-- Written exercise --
What is the number of lines in the entries below that include the word "React"? Provide the number only.

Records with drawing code

+++++

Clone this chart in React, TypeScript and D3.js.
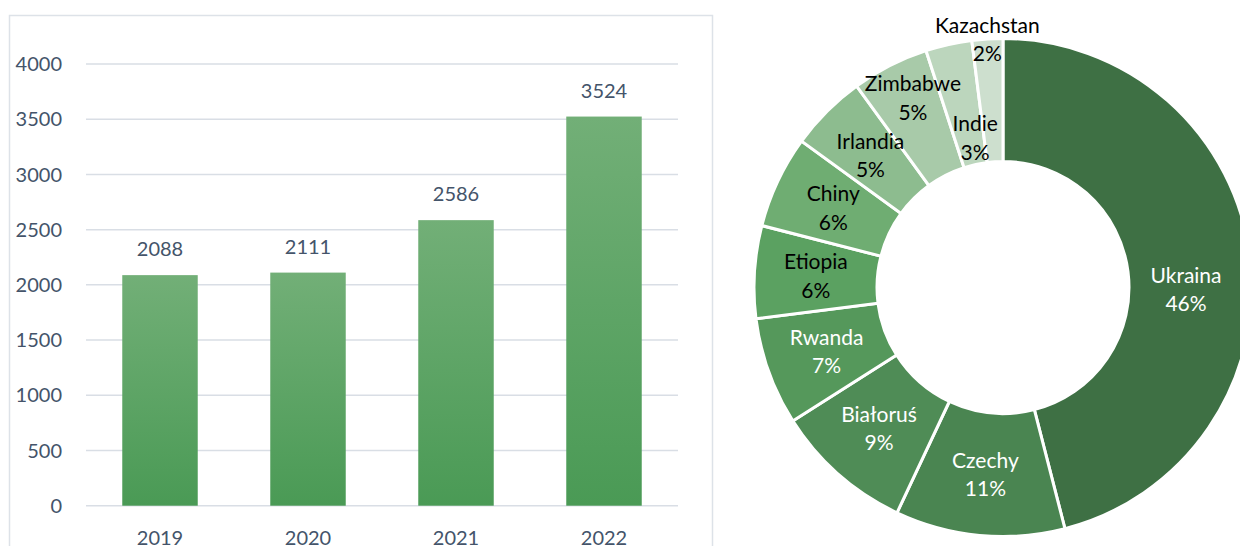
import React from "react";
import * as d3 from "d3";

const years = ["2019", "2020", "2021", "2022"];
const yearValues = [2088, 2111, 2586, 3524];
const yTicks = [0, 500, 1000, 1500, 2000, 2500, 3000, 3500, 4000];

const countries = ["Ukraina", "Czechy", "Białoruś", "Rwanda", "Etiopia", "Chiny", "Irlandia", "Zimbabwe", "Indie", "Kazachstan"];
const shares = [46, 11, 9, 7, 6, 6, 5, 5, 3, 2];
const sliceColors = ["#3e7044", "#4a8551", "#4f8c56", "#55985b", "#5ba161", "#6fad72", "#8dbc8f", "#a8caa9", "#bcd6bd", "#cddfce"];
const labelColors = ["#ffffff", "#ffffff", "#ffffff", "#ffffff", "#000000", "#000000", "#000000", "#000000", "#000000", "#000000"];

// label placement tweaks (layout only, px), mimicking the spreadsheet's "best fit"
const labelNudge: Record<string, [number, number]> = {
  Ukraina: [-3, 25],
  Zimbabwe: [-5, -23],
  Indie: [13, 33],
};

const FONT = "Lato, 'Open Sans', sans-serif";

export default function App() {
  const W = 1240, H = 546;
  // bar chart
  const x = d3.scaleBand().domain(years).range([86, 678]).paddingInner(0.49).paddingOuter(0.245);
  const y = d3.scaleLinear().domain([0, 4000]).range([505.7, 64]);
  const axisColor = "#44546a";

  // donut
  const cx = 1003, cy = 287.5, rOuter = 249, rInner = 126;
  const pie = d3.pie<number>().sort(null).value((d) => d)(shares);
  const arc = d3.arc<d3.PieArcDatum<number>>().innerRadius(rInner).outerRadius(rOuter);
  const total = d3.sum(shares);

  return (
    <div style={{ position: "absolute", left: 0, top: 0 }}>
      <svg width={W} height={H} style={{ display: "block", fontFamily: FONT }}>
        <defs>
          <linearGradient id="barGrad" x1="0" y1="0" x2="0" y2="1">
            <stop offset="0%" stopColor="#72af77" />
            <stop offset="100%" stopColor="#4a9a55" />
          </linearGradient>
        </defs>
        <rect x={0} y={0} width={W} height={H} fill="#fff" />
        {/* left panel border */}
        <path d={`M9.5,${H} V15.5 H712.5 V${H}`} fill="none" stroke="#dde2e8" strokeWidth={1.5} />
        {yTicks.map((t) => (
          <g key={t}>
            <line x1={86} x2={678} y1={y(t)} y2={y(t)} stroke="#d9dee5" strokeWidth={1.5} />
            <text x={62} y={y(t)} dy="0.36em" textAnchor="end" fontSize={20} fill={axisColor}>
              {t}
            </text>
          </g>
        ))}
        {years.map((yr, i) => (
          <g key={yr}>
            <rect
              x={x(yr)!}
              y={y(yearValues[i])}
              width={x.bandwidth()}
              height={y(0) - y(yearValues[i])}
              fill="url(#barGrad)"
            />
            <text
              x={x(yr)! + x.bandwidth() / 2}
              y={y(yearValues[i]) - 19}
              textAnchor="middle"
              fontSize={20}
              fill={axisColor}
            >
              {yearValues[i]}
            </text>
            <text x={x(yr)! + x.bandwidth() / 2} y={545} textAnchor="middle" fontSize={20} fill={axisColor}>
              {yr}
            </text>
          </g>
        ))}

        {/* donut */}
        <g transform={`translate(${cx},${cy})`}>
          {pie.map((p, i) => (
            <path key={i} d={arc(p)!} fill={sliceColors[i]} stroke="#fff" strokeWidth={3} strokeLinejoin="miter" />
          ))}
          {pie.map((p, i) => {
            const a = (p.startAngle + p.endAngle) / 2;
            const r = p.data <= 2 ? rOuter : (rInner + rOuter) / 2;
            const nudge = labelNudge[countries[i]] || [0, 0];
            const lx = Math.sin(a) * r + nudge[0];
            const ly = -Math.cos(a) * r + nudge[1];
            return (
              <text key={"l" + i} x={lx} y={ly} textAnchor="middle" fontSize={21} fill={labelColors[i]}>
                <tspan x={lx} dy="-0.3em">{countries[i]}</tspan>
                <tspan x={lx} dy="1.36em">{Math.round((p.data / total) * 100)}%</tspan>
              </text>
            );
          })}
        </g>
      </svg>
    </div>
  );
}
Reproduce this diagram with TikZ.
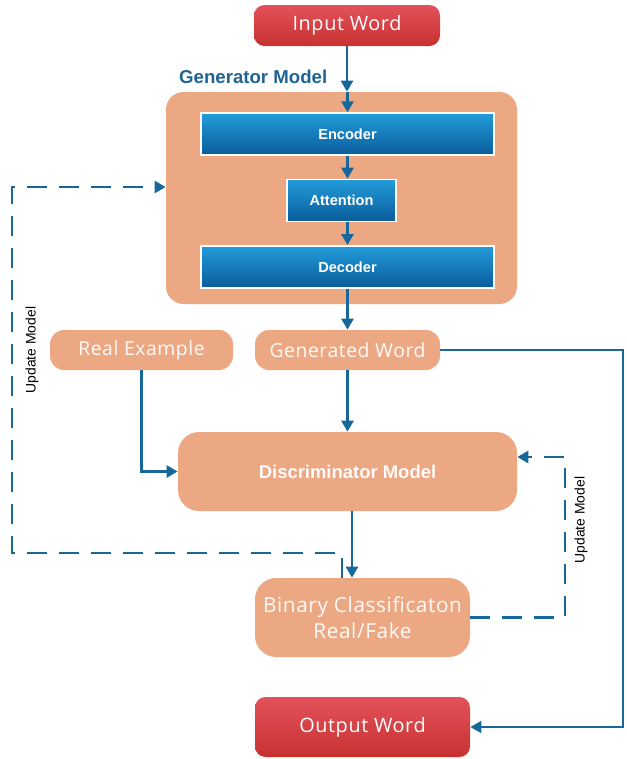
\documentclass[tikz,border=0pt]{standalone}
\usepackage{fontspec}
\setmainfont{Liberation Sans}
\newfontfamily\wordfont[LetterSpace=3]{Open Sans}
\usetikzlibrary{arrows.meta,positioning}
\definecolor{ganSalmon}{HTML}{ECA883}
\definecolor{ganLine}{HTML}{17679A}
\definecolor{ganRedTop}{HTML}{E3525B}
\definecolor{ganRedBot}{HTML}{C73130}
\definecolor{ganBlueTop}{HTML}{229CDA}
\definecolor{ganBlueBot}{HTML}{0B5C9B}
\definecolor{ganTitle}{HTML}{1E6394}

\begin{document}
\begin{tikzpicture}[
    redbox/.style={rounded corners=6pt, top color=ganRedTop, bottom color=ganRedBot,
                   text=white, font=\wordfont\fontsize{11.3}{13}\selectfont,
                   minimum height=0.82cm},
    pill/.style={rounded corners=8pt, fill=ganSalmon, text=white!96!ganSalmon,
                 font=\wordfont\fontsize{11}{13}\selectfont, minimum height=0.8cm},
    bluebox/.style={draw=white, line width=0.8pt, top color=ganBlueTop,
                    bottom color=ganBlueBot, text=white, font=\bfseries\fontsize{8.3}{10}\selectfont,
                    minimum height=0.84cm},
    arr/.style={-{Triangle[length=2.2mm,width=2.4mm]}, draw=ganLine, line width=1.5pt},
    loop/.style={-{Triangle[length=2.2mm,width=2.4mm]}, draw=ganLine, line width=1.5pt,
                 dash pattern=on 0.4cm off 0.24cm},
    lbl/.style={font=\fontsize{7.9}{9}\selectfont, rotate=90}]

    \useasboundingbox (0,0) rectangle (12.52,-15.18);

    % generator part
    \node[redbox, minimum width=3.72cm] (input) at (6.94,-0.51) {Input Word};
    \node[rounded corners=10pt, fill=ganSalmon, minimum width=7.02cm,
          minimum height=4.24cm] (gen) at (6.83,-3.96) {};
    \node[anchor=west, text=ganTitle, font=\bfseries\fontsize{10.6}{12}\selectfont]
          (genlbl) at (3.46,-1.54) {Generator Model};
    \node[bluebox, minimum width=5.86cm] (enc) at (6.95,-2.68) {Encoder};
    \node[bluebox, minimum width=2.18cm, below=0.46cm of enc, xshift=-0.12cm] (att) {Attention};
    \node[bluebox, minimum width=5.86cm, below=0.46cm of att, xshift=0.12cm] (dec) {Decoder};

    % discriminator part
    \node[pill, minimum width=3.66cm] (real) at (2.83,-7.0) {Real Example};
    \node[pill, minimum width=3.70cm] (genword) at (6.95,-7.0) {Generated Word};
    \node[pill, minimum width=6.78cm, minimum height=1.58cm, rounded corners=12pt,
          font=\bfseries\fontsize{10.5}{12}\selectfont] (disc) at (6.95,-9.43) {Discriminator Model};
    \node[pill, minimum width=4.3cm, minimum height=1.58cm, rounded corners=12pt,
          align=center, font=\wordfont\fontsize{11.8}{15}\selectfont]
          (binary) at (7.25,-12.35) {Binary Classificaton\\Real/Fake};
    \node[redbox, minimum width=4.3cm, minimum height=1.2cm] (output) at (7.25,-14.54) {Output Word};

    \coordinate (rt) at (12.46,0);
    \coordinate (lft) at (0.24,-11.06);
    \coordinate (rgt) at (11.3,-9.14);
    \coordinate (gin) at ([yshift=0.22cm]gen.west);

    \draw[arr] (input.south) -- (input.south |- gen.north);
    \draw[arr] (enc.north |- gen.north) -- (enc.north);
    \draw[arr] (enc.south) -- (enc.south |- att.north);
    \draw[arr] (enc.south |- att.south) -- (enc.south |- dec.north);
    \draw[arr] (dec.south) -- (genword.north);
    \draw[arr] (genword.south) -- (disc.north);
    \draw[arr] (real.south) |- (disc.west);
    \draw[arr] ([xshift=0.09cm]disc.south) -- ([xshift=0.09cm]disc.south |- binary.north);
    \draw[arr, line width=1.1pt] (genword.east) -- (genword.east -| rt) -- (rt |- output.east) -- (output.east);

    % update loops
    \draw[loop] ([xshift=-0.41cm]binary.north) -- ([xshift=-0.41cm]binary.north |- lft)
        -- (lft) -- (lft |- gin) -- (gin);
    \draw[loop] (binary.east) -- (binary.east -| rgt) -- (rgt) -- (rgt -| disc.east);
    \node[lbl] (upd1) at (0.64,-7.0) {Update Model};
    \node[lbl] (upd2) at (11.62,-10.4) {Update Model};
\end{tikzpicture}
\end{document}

+++++

-- Answer for this exercise --
2